Choose a Bible verse, like Colossians 3:12, on which to focus as you interact with your children, other families, teachers, and administrators: “Therefore, as God’s chosen people, holy and dearly loved, clothe yourselves with compassion, kindness, humility, gentleness, and patience.” Stressful times can give our sinful natures a foothold, but focusing on God’s Word supports us as we build and grow relationships at the beginning of the school year. Posting an encouraging verse in your car, on the fridge, or on your mirror can be a gentle reminder throughout the day of how you would like to treat others in this time of change.

Just when it seems like things are going smoothly and it’s going to be a good year, a couple things often seem to set off a normally patient, kind, and gentle parent—homework and “mean” kids.

• Homework: Often schools have homework philosophies, and teachers need to follow what is required of them. Teachers work hard to give homework that is not too hard, not too easy, beneficial for every student, and that fits every family situation, but . . . this is tremendously hard to accomplish. The only way for a teacher to know if the homework is or is not working for your family is if you discuss it with him or her. If the amount, type, or content of homework is not working for your child or family, please ask to speak to the teacher privately and then share how homework is going. Ask the teacher to help you problem solve so that your child can best benefit from the homework he or she is doing.

• “Mean” kids: At the beginning of the school year, students often have some kind of social growing pains. They may not have spent much time with friends in the summer, and they now have to learn or remember how to problem solve, work, and play in a group and navigate the recess scene successfully. All kids struggle with some aspect of social learning as they practice being part of a group that includes others and treats others with respect. It’s important for parents to remember that other kids are not enemies—they are kids who are working on learning how to be kind friends and successful learners just like your child. When talking with your child about these experiences, try to help your child remain calm and focused on how to help the situation be better the next day. It is hard to hear that your child is sad or upset, but learning how to problem solve and build relationships with others is a vital skill that your child needs time to learn.

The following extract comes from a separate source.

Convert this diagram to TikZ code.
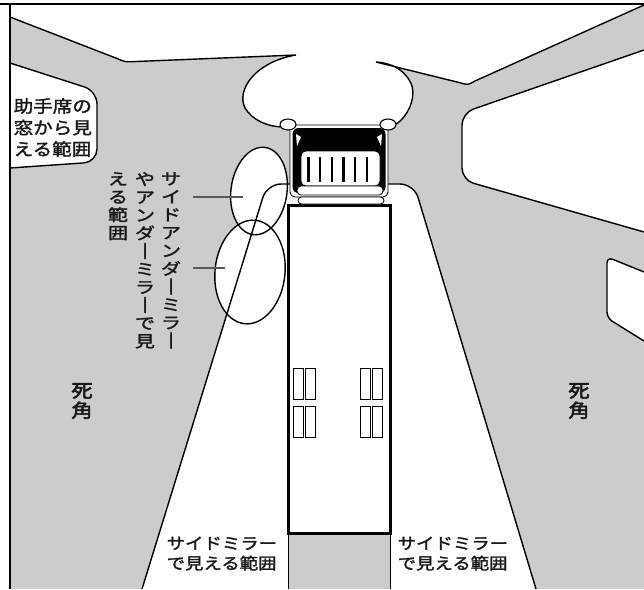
\documentclass[tikz,border=0pt]{standalone}
\usepackage{fontspec}
\usepackage{graphicx}
\newfontfamily\jp[FakeStretch=1.15,FakeBold=1.8]{Noto Sans CJK JP}
\newfontfamily\jptate[FakeStretch=1.25,FakeBold=1.8]{Noto Sans CJK JP}
\newfontfamily\jpbold[FakeStretch=1.15,FakeBold=3]{Noto Sans CJK JP}
\definecolor{deadgray}{RGB}{204,204,204}
% long vowel mark turned upright for vertical columns
\newcommand{\tatebo}{\smash{\rotatebox[origin=c]{-90}{\raisebox{0pt}[0.88em][0.12em]{ー}}}}

\begin{document}
\begin{tikzpicture}[x=1pt, y=-1pt,
    outline/.style={draw=black, line width=1.4pt},
    whitezone/.style={outline, fill=white},
    leader/.style={draw=black!65, line width=1.2pt},
    thinbox/.style={draw=black, line width=0.8pt, fill=white},
    sidetext/.style={inner sep=0pt, text=black!90, align=left, font=\jp\fontsize{16}{20}\selectfont},
    tate/.style={inner sep=0pt, text=black!90, align=center, anchor=north, font=\jptate\fontsize{16}{18}\selectfont},
    dead/.style={inner sep=0pt, text=black!90, align=center, font=\jpbold\fontsize{18.5}{20}\selectfont}]

\useasboundingbox (0,0) rectangle (644,589);

% gray ground (blind areas)
\fill[deadgray] (10,4) rectangle (644,589);

% open space ahead, with the bulge in front of the cab
\filldraw[whitezone] (10,4) -- (10,17) -- (117,58.5) .. controls (125,62) .. (134,61.6) -- (296,55)
  .. controls (255,62) and (236,90) .. (245,108)
  .. controls (252,120) and (268,127) .. (283,127) -- (393,126)
  .. controls (405,120) and (416,102) .. (412,86)
  .. controls (406,70) and (392,63) .. (376,62)
  -- (461,83) .. controls (468,85) .. (475,81) -- (644,5) -- (644,4);

% window views
\filldraw[whitezone, rounded corners=12] (644,50) -- (462,113) -- (462,180) -- (644,232);
\filldraw[whitezone, rounded corners=13] (10,63) -- (97,91) -- (97,162) -- (10,168);
\filldraw[whitezone, rounded corners=6] (644,272) -- (607,257) -- (607,318) -- (644,341);

% under-mirror ellipses
\coordinate (ellA) at (259,191);
\coordinate (ellB) at (250,272);
\fill[white, rotate around={-8:(ellA)}] (ellA) ellipse [x radius=28, y radius=44];
\fill[white, rotate around={-6:(ellB)}] (ellB) ellipse [x radius=35, y radius=52];

% side mirror cone
\filldraw[whitezone, rounded corners=14] (142,589) -- (267,184) -- (414,184) -- (536,589);

\draw[outline, rotate around={-8:(ellA)}] (ellA) ellipse [x radius=28, y radius=44];
\draw[outline, rotate around={-6:(ellB)}] (ellB) ellipse [x radius=35, y radius=52];

% strip behind the body
\filldraw[fill=deadgray, draw=black, line width=0.8pt] (288,589) -- (288,533) -- (390,533) -- (390,589);

% truck body
\filldraw[fill=white, draw=black, line width=3pt] (288,205) rectangle (390,533);
\foreach \x in {293,305.5,360,372.5}
  \foreach \y in {368,406}
    \draw[thinbox] (\x,\y) rectangle ++(10,31);

% cab
\filldraw[fill=white, draw=black, line width=0.9pt, rounded corners=5] (290,125) rectangle (388,197);
\fill[black, rounded corners=6] (292.5,128) rectangle (385.5,193);
\fill[white] (296,134) -- (301,137) -- (297,146) -- cycle;
\fill[white] (382,134) -- (377,137) -- (381,146) -- cycle;
\filldraw[thinbox, rounded corners=5] (301,151) rectangle (380,186);
\foreach \x in {308.3,320,331.7,343.3,355,366.7}
  \draw[line width=2.4pt] (\x,157) -- (\x,182);
\filldraw[thinbox, rounded corners=4] (297,186) rectangle (383,195);
\filldraw[thinbox, rounded corners=3.5] (298,197) rectangle (384,204);

% mirrors
\filldraw[thinbox, line width=1.1pt] (288,124.5) ellipse [x radius=8, y radius=5.5];
\filldraw[thinbox, line width=1.1pt] (388,124.5) ellipse [x radius=8, y radius=5.5];

% labels
\node[sidetext, anchor=north west, font=\jp\fontsize{17}{21.5}\selectfont] (winText) at (13.5,98) {助手席の\\窓から見\\える範囲};

\node[tate] (colA) at (171,172) {サ\\イ\\ド\\ア\\ン\\ダ\\\tatebo\\ミ\\ラ\\\tatebo};
\node[tate] (colB) at (145,172) {や\\ア\\ン\\ダ\\\tatebo\\ミ\\ラ\\\tatebo\\で\\見};
\node[tate] (colC) at (118,172) {え\\る\\範\\囲};

\coordinate (tagA) at (193,197);
\coordinate (tipA) at (243,197);
\coordinate (tagB) at (193,268);
\coordinate (tipB) at (225,268);
\draw[leader] (tagA) -- (tipA);
\draw[leader] (tagB) -- (tipB);

\node[dead] (blindL) at (82,401) {死\\角};
\node[dead] (blindR) at (579,401) {死\\角};

\node[sidetext, anchor=north west] (viewL) at (166.5,536.5) {サイドミラー\\で見える範囲};
\node[sidetext, anchor=north west] (viewR) at (397.5,536.5) {サイドミラー\\で見える範囲};

% frame
\draw[line width=2pt] (0,4) -- (644,4);
\draw[line width=1.4pt] (10,4) -- (10,589);

\end{tikzpicture}
\end{document}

Teachers want you to know that we see these relationship dynamics and are closely monitoring interactions between children. However, we will not always step in, as it is so important for kids to practice their problem solving skills and then ask adults for help if needed. If you are concerned about a situation or relationship that seems to be bothering your child, please talk with your child’s teacher in a respectful way. Often asking the teacher for his or her perspective on the situation sets you up for a conversation focused on helping your child, which works better than an attack on the teacher.

Whether you are frustrated about homework, worried about your child’s friendships, or unsure about a teacher’s decisions, remember the grace that God gives you every day and pass that grace along to others. Choosing to interact with people in a spirit of love, kindness, and patience will make all the difference as you strive to begin the school year with positivity and grace.

Rachel Blum and her husband, Matt, have three young children and are members of St. Paul, Green Bay, Wis.